──────── Task inputs ────────
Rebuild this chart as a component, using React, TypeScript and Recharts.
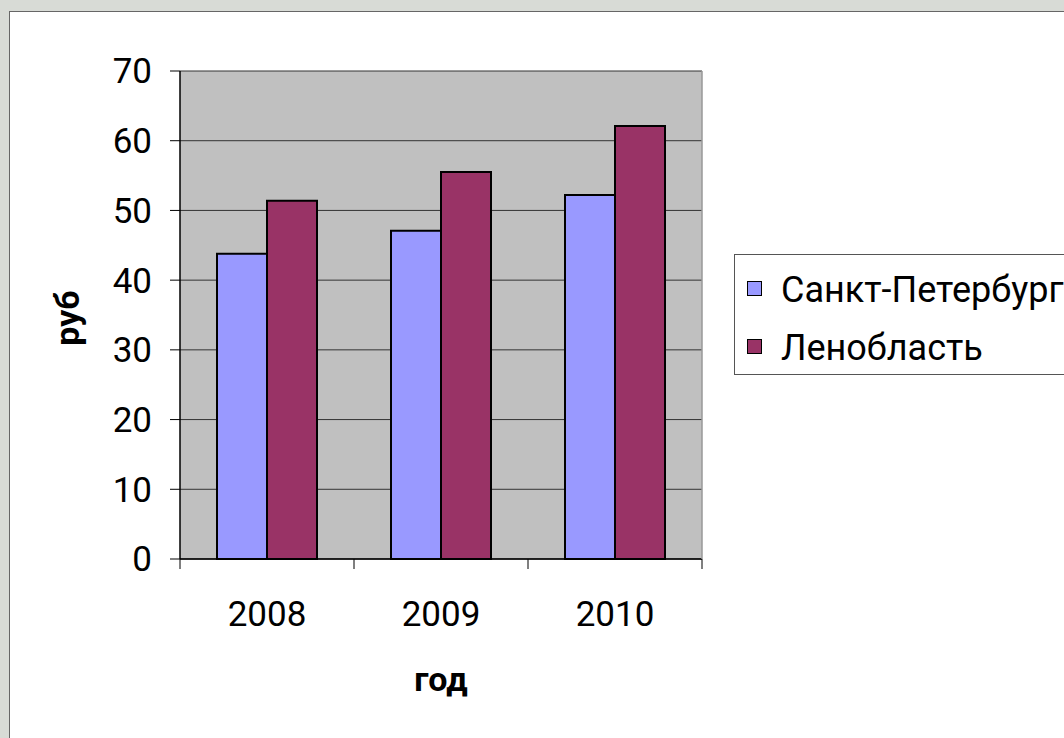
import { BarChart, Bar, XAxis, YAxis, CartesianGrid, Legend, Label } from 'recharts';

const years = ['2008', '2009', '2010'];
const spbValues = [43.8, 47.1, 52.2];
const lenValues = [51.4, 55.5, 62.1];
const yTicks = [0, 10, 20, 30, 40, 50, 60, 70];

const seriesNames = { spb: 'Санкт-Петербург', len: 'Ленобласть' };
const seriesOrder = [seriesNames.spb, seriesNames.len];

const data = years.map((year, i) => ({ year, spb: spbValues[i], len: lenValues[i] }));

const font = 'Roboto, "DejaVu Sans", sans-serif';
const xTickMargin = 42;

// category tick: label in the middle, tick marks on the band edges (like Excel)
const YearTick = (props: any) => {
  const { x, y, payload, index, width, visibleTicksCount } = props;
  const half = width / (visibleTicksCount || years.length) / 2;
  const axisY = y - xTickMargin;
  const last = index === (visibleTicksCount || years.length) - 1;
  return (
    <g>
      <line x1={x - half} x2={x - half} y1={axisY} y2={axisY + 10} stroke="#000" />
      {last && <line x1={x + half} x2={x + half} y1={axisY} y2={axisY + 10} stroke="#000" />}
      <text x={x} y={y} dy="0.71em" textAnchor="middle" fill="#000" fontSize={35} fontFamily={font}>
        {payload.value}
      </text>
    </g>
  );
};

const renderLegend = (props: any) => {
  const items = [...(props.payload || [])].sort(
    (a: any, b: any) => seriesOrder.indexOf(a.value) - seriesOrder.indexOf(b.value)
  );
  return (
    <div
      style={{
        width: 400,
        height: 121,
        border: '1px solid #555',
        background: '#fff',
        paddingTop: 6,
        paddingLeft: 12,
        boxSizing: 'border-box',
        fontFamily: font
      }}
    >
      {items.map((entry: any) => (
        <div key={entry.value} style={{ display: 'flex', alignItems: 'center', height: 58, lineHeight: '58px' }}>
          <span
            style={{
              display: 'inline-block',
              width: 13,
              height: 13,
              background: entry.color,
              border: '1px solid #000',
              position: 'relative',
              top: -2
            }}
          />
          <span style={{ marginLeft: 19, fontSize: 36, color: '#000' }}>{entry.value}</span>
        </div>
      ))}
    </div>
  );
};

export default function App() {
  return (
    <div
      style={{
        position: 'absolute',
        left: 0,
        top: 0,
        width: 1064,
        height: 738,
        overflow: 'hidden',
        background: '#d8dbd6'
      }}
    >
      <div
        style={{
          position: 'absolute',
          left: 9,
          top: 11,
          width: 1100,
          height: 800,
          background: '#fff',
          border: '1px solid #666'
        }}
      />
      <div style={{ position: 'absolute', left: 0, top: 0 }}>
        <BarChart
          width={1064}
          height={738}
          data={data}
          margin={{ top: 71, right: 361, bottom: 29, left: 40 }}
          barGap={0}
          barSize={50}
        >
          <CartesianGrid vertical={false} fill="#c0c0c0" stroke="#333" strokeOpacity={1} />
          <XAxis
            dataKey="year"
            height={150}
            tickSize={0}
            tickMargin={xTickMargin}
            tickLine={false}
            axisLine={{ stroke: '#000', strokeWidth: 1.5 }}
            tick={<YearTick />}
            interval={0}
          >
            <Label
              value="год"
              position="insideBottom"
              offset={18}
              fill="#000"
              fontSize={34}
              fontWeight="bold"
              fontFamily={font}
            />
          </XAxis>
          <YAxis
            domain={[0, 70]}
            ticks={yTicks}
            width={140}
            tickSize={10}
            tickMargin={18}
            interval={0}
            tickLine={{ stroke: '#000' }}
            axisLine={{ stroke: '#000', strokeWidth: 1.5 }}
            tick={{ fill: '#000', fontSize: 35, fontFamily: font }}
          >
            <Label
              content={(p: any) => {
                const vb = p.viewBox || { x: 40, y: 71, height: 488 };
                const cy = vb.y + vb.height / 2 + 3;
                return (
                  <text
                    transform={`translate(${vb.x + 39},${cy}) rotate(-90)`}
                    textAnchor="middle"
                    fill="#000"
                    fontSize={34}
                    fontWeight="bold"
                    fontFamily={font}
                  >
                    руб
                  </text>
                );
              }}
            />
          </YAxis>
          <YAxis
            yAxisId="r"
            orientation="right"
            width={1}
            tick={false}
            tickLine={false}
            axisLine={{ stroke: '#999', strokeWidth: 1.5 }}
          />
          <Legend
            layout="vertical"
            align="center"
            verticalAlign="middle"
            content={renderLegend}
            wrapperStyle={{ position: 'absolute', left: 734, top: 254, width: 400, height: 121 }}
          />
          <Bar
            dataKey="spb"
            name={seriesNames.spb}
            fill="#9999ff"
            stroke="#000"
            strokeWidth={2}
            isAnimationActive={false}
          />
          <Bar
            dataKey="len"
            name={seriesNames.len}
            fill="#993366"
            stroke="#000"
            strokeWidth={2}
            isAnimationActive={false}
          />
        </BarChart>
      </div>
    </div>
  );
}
────────
──────── Task inputs ────────
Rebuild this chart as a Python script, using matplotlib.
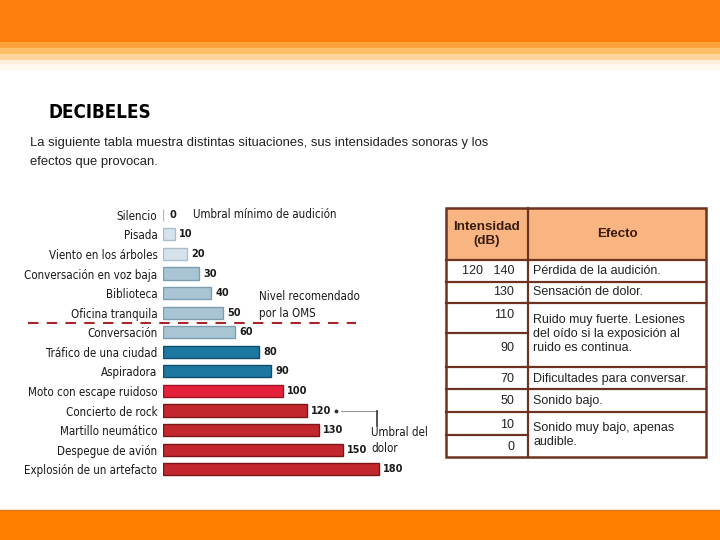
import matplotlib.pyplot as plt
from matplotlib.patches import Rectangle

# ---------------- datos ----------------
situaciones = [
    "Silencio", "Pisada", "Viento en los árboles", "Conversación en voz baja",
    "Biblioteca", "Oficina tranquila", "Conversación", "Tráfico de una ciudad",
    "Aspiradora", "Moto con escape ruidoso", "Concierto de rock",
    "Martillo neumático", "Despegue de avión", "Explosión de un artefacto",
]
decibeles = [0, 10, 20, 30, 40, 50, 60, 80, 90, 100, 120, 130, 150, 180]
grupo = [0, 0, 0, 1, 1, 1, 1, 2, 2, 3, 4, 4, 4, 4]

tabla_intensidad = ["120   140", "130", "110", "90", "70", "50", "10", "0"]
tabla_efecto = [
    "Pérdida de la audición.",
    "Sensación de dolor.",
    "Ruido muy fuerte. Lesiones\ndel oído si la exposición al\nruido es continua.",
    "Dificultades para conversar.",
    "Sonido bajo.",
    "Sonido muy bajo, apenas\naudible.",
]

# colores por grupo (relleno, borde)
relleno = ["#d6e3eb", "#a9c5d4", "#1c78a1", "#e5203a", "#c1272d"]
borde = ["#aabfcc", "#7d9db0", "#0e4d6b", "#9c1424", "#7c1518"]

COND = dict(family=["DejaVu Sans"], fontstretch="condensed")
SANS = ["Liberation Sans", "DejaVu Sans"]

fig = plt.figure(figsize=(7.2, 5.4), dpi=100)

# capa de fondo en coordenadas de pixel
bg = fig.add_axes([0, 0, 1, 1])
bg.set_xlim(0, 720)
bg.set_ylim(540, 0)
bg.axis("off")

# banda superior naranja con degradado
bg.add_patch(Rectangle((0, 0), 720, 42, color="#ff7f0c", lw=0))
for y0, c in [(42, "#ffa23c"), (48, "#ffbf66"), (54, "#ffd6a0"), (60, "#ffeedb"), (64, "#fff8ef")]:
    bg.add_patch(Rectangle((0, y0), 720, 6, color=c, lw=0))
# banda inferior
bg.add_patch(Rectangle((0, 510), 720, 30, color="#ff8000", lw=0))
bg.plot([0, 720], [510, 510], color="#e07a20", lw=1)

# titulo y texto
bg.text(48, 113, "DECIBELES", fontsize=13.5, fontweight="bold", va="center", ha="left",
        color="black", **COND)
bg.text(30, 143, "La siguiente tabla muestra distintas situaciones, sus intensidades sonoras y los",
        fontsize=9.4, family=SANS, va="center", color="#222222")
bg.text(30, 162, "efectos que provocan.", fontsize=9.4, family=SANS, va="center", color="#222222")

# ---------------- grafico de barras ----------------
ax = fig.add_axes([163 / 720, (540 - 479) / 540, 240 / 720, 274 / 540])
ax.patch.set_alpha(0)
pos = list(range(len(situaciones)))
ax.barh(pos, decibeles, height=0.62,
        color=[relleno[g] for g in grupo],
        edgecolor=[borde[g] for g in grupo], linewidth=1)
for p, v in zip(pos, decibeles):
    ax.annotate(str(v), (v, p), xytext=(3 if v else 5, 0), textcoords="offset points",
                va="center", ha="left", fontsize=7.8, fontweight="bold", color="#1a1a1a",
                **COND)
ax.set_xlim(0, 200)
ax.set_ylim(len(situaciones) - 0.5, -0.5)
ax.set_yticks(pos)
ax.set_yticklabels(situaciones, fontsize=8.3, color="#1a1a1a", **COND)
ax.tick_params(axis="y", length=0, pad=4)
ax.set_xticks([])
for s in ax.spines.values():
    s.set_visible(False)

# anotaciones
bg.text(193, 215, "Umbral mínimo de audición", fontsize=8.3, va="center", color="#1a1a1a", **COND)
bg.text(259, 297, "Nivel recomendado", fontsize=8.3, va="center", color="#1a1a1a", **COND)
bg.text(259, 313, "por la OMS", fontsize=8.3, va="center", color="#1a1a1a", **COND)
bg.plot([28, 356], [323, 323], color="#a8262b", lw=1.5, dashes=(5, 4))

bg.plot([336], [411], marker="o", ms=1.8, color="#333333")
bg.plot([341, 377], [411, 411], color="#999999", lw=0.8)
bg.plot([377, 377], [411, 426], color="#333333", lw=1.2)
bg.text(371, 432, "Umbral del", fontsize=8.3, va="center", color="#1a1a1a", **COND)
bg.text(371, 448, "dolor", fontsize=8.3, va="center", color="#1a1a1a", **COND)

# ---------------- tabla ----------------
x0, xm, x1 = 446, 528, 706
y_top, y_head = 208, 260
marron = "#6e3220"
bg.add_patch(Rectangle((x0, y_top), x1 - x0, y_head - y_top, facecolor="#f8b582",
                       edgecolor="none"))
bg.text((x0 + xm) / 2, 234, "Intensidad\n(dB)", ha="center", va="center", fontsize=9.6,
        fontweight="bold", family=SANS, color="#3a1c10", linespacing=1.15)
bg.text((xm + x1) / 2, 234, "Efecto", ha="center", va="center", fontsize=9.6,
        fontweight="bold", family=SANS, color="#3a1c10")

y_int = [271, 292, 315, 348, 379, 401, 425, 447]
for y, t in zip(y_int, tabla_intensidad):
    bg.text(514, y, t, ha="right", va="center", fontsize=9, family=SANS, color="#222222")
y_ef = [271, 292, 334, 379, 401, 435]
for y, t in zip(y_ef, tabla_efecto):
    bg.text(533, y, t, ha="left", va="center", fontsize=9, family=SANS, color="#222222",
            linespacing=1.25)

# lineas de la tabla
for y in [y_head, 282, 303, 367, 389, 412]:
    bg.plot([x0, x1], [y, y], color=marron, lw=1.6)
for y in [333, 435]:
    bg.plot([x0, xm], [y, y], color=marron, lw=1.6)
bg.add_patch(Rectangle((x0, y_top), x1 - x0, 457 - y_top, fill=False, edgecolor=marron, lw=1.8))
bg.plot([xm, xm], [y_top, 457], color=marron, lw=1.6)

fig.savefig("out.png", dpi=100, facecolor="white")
────────
◆ The task
Your task is to quote, unchanged, only the lines from the line bearing "Rebuild this chart as a component, using" through the line bearing "const xTickMargin = 42;"; the pictures are not part of the copy.

◆ Result for this task
Rebuild this chart as a component, using React, TypeScript and Recharts.
import { BarChart, Bar, XAxis, YAxis, CartesianGrid, Legend, Label } from 'recharts';

const years = ['2008', '2009', '2010'];
const spbValues = [43.8, 47.1, 52.2];
const lenValues = [51.4, 55.5, 62.1];
const yTicks = [0, 10, 20, 30, 40, 50, 60, 70];

const seriesNames = { spb: 'Санкт-Петербург', len: 'Ленобласть' };
const seriesOrder = [seriesNames.spb, seriesNames.len];

const data = years.map((year, i) => ({ year, spb: spbValues[i], len: lenValues[i] }));

const font = 'Roboto, "DejaVu Sans", sans-serif';
const xTickMargin = 42;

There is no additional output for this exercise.